Chissà cosa ne dirà la sua collega responsabile nazionale del dipartimento pari opportunità del PD, Lucia Bongarzone, di origini catanzaresi, su questa presa di posizione giuridica simile a quella “politica” di Domenico Bevacqua espressa in consiglio regionale e e poi “promosso” a capogruppo del suo Partito.

Più realisti del re

In ogni caso, fa specie osservare che in una causa davanti ai giudizi amministrativi riguardante l’annullamento di una competizione elettorale dove ha vinto il centrodestra, a costituirsi nel giudizio a difesa della legislatura di Jole Santelli - prima ancora dell'Avvocatura regionale e, quindi, della presidente - siano tutti (eccezion fatta per Raffaele Sainato di Fdi) consiglieri regionali di minoranza: oltre a Flora Sculco (DP), Luigi Tassone e Carlo Guccione (PD), ci sono anche i consiglieri Graziano Di Natale e Marcello Anastasi (Iric) e Francesco Pitaro (misto). Ma, si sà, l’attaccamento alla poltrona non ha colore politico.

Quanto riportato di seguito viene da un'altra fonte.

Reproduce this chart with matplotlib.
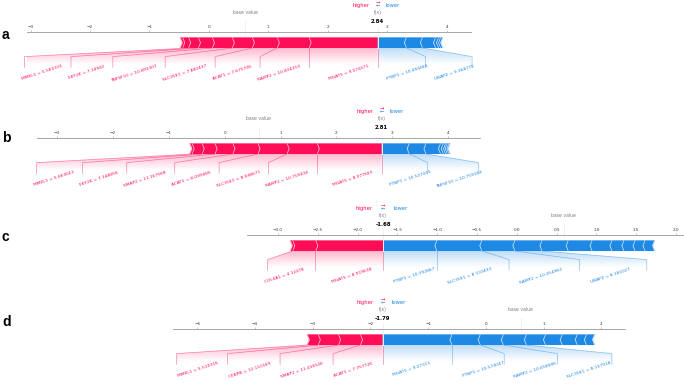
import matplotlib
matplotlib.use('Agg')
import matplotlib.pyplot as plt
import numpy as np
from matplotlib.colors import LinearSegmentedColormap
from matplotlib.patches import PathPatch, Polygon
from matplotlib.path import Path
from matplotlib.ticker import MaxNLocator

POS_COLOR = '#FF0D57'
POS_SEP = '#FFC3D5'
NEG_COLOR = '#1E88E5'
NEG_SEP = '#D1E6FA'

FIG_W, FIG_H = 684, 388
Y_SCALE = 107.0  # pixels per y unit inside a panel
TEXT_ROT = 18
LABEL_SIZE = 3.2

# ---- panel a ----
a_base = 0.61
a_out = 2.84
a_pos_names = ['MGAT5', 'RAMP2', 'ACAT1', 'SLC35E1', 'TNFSF10', 'EEF2K', 'MMEL1']
a_pos_values = ['9.074371', '10.834253', '7.675706', '7.882437', '10.893307', '7.14942', '5.583333']
a_pos_effects = [1.16, 0.535, 0.42, 0.337, 0.335, 0.235, 0.165]
a_pos_rest = [0.10, 0.04]
a_neg_names = ['PTBP1', 'UBAP2']
a_neg_values = ['10.494466', '9.368775']
a_neg_effects = [0.49, 0.27]
a_neg_rest = [0.22, 0.05, 0.035, 0.035]

# ---- panel b ----
b_base = 0.61
b_out = 2.81
b_pos_names = ['MGAT5', 'RAMP2', 'SLC35E1', 'ACAT1', 'SMAP2', 'EEF2K', 'MMEL1']
b_pos_values = ['8.077665', '10.759434', '8.048671', '8.099468', '11.167668', '7.148856', '5.663641']
b_pos_effects = [1.16, 0.54, 0.52, 0.45, 0.32, 0.23, 0.18]
b_pos_rest = [0.04]
b_neg_names = ['PTBP1', 'TNFSF10']
b_neg_values = ['10.527415', '10.759164']
b_neg_effects = [0.50, 0.30]
b_neg_rest = [0.26, 0.05, 0.04, 0.03, 0.03, 0.02]

# ---- panel c ----
c_base = 0.59
c_out = -1.68
c_pos_names = ['MGAT5', 'COL4A1']
c_pos_values = ['8.919638', '4.12478']
c_pos_effects = [0.85, 0.29]
c_pos_rest = [0.03]
c_neg_names = ['PTBP1', 'SLC35E1', 'RAMP2', 'UBAP2']
c_neg_values = ['10.392867', '8.110433', '10.454962', '8.181027']
c_neg_effects = [0.68, 0.565, 0.415, 0.34]
c_neg_rest = [0.33, 0.30, 0.25, 0.15, 0.14, 0.125, 0.12]

# ---- panel d ----
d_base = 0.60
d_out = -1.79
d_pos_names = ['ACAT1', 'SMAP2', 'CEBPB', 'MMEL1']
d_pos_values = ['7.757726', '11.430546', '12.110169', '5.510316']
d_pos_effects = [0.39, 0.38, 0.35, 0.19]
d_pos_rest = []
d_neg_names = ['MGAT5', 'PTBP1', 'RAMP2', 'SLC35E1']
d_neg_values = ['9.27311', '10.574047', '10.658686', '8.157918']
d_neg_effects = [1.21, 0.49, 0.40, 0.40]
d_neg_rest = [0.33, 0.29, 0.26, 0.16, 0.14]

# layout of each panel on the page (pixels), its x range and label spacing
PANELS = [
    dict(letter='a', base=a_base, out=a_out,
         pos=(a_pos_names, a_pos_values, a_pos_effects, a_pos_rest),
         neg=(a_neg_names, a_neg_values, a_neg_effects, a_neg_rest),
         left=27, right=471, spine=32, xlim=(-3.06, 4.41), letter_y=35,
         gap=0.03, pos_shift=0.4, neg_shift=-0.3),
    dict(letter='b', base=b_base, out=b_out,
         pos=(b_pos_names, b_pos_values, b_pos_effects, b_pos_rest),
         neg=(b_neg_names, b_neg_values, b_neg_effects, b_neg_rest),
         left=37, right=480, spine=138, xlim=(-3.36, 4.57), letter_y=138,
         gap=0.03, pos_shift=0.45, neg_shift=-0.6),
    dict(letter='c', base=c_base, out=c_out,
         pos=(c_pos_names, c_pos_values, c_pos_effects, c_pos_rest),
         neg=(c_neg_names, c_neg_values, c_neg_effects, c_neg_rest),
         left=247, right=684, spine=235, xlim=(-3.39, 2.10), letter_y=237,
         gap=0.028, pos_shift=0.3, neg_shift=1.6),
    dict(letter='d', base=d_base, out=d_out,
         pos=(d_pos_names, d_pos_values, d_pos_effects, d_pos_rest),
         neg=(d_neg_names, d_neg_values, d_neg_effects, d_neg_rest),
         left=173, right=625, spine=329, xlim=(-5.42, 2.41), letter_y=322,
         gap=0.032, pos_shift=0.0, neg_shift=0.0),
]


def draw_bars(ax, out_value, effects, kind, sep_width, bar_h=0.1):
    pre = out_value
    for i, eff in enumerate(effects):
        if kind == 'pos':
            left, right = pre - eff, pre
            pre = left
            indent = sep_width
            sep_pos = left
            color, sep_color = POS_COLOR, POS_SEP
        else:
            left, right = pre, pre + eff
            pre = right
            indent = -sep_width
            sep_pos = right
            color, sep_color = NEG_COLOR, NEG_SEP

        if i == 0:
            if kind == 'pos':
                pts = [[left, 0], [right, 0], [right, bar_h], [left, bar_h], [left + indent, bar_h / 2]]
            else:
                pts = [[right, 0], [left, 0], [left, bar_h], [right, bar_h], [right + indent, bar_h / 2]]
        else:
            pts = [[left, 0], [right, 0], [right + indent * 0.9, bar_h / 2], [right, bar_h],
                   [left, bar_h], [left + indent * 0.9, bar_h / 2]]
        ax.add_patch(Polygon(pts, closed=True, facecolor=color, linewidth=0))
        ax.add_patch(Polygon([[sep_pos, 0], [sep_pos + indent, bar_h / 2], [sep_pos, bar_h]],
                             closed=False, fill=False, edgecolor=sep_color, lw=0.9))


def draw_labels(ax, renderer, out_value, names, values, effects, kind, offset, shift):
    if kind == 'pos':
        color, sign, ha = POS_COLOR, 1, 'right'
    else:
        color, sign, ha = NEG_COLOR, -1, 'left'

    line_kw = dict(lw=0.5, alpha=0.5, color=color, clip_on=False)
    if kind == 'pos':
        ax.plot([out_value, out_value], [0, -0.18], **line_kw)

    inv = ax.transData.inverted()
    start = out_value
    pre = out_value
    box_end = out_value
    for name, value, eff in zip(names, values, effects):
        val = pre - sign * eff
        txt = ax.text(start - sign * offset, -0.15, f'{name} = {value}', fontsize=LABEL_SIZE,
                      color=color, ha=ha, va='top', rotation=TEXT_ROT, clip_on=False)
        ext = txt.get_window_extent(renderer).transformed(inv)
        edge = ext.x0 if kind == 'pos' else ext.x1
        if sign * edge > sign * val:
            ax.plot([val, val], [0, -0.18], **line_kw)
            start = box_end = val
        else:
            box_end = edge + shift * offset
            ax.plot([val, box_end, box_end], [0, -0.08, -0.18], **line_kw)
            start = box_end
        pre = val

    # fading shade under the bars
    path = Path([[out_value, 0], [pre, 0], [box_end, -0.08], [box_end, -0.2],
                 [out_value, -0.2], [out_value, 0]])
    patch = PathPatch(path, facecolor='none', edgecolor='none')
    ax.add_patch(patch)
    cm = LinearSegmentedColormap.from_list('cm', [color, 'white'])
    _, z = np.meshgrid(np.linspace(0, 10), np.linspace(-10, 10))
    im = ax.imshow(z, interpolation='quadric', cmap=cm, vmax=0.01, alpha=0.3, origin='lower',
                   extent=[out_value, box_end, 0, -0.31], aspect='auto')
    im.set_clip_path(patch)


def force_panel(fig, renderer, p):
    h = 0.65 * Y_SCALE
    ax = fig.add_axes([p['left'] / FIG_W, 1 - (p['spine'] + h) / FIG_H,
                       (p['right'] - p['left']) / FIG_W, h / FIG_H])
    ax.set_xlim(*p['xlim'])
    ax.set_ylim(-0.5, 0.15)
    ax.xaxis.set_major_locator(MaxNLocator(nbins=12, steps=[1, 2, 2.5, 5, 10]))
    ax.tick_params(top=True, bottom=False, left=False, right=False, labelleft=False,
                   labeltop=True, labelbottom=False, labelsize=3, length=1.5, width=0.4,
                   pad=1, color='#999999', labelcolor='#333333')
    for key, spine in ax.spines.items():
        if key != 'top':
            spine.set_visible(False)
    ax.spines['top'].set_color('#999999')
    ax.spines['top'].set_linewidth(0.6)
    ax.set_facecolor('none')

    out_value = p['out']
    pos_names, pos_values, pos_eff, pos_rest = p['pos']
    neg_names, neg_values, neg_eff, neg_rest = p['neg']
    total_pos = sum(pos_eff) + sum(pos_rest)
    total_neg = sum(neg_eff) + sum(neg_rest)
    offset = p['gap'] * (total_pos + total_neg)
    sep_width = (p['xlim'][1] - p['xlim'][0]) / 200

    draw_bars(ax, out_value, list(pos_eff) + list(pos_rest), 'pos', sep_width)
    draw_bars(ax, out_value, list(neg_eff) + list(neg_rest), 'neg', sep_width)

    draw_labels(ax, renderer, out_value, neg_names, neg_values, neg_eff, 'neg', offset, p['neg_shift'])
    draw_labels(ax, renderer, out_value, pos_names, pos_values, pos_eff, 'pos', offset, p['pos_shift'])

    # higher / lower legend
    ax.text(out_value - offset, 0.385, 'higher', fontsize=3.8, color=POS_COLOR, ha='right', clip_on=False)
    ax.text(out_value + offset, 0.385, 'lower', fontsize=3.8, color=NEG_COLOR, ha='left', clip_on=False)
    ax.text(out_value, 0.38, '\u2190', fontsize=3.8, color=NEG_COLOR, ha='center', clip_on=False)
    ax.text(out_value, 0.405, '\u2192', fontsize=3.8, color=POS_COLOR, ha='center', clip_on=False)

    # base value
    ax.plot([p['base'], p['base']], [0.13, 0.25], lw=0.7, color='#F2F2F2', clip_on=False)
    ax.text(p['base'], 0.315, 'base value', fontsize=3.3, alpha=0.5, ha='center', clip_on=False,
            bbox=dict(facecolor='white', edgecolor='white', pad=0.8))

    # output value
    ax.plot([out_value, out_value], [0, 0.24], lw=0.7, color='#F2F2F2', clip_on=False)
    ax.text(out_value, 0.235, f'{out_value:.2f}', fontsize=3.9, fontweight='bold', ha='center',
            clip_on=False, bbox=dict(facecolor='white', edgecolor='white', pad=0.8))
    ax.text(out_value, 0.315, 'f(x)', fontsize=3.3, alpha=0.5, ha='center', clip_on=False,
            bbox=dict(facecolor='white', edgecolor='white', pad=0.8))

    fig.text(2 / FIG_W, 1 - p['letter_y'] / FIG_H, p['letter'], fontsize=10, fontweight='bold',
             family='Liberation Sans', va='center', ha='left')
    return ax


fig = plt.figure(figsize=(FIG_W / 100, FIG_H / 100), dpi=100)
renderer = fig.canvas.get_renderer()
for panel in PANELS:
    force_panel(fig, renderer, panel)

fig.savefig('out.png', dpi=100)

L’udienza si terrà il prossimo 23 settembre (nella stessa giornata si terrà la discussione anche del ricorso del M5S che, invece, chiede di entrare in consiglio regionale) e sono in molti a tremare.

Il precedente del Molise: rischio concreto

Ci sono, infatti, dei precedenti che fanno pensare che il ricorso della Barberio possa fare centro. Il Tar Molise, con sentenza 224/2012 annullò le elezioni regionali molisane del 16 e 17 ottobre 2011 accogliendo proprio due “azioni popolari” proposte da cittadini elettori di quella Regione. Tale decisione venne confermata, in via definitiva, dal consiglio di Stato con sentenza 5504/2012. In precedenza, con sentenza del Tar Molise 58/2001, poi confermata dal Consiglio di Stato con sentenza 3212/2001, erano state annullate le elezioni regionali dell’aprile 2000. Il giudice amministrativo, chiamato a pronunciarsi su vizi del procedimento sollevati, sempre, con azioni popolari, ha ritenuto sussistenti alcune delle irregolarità denunciate dai ricorrenti, assumendo che le stesse hanno inficiato la legittimità dell’intera consultazione elettorale turbando il regolare esercizio del diritto di voto, al punto da renderne inattendibili i risultati ed è stata dichiarata l’illegittimità della elezione dell’intero Consiglio e del Presidente eletto a suffragio universale e diretto.

Si prevedono, quindi, tre mesi di notti insonni per i politici calabresi.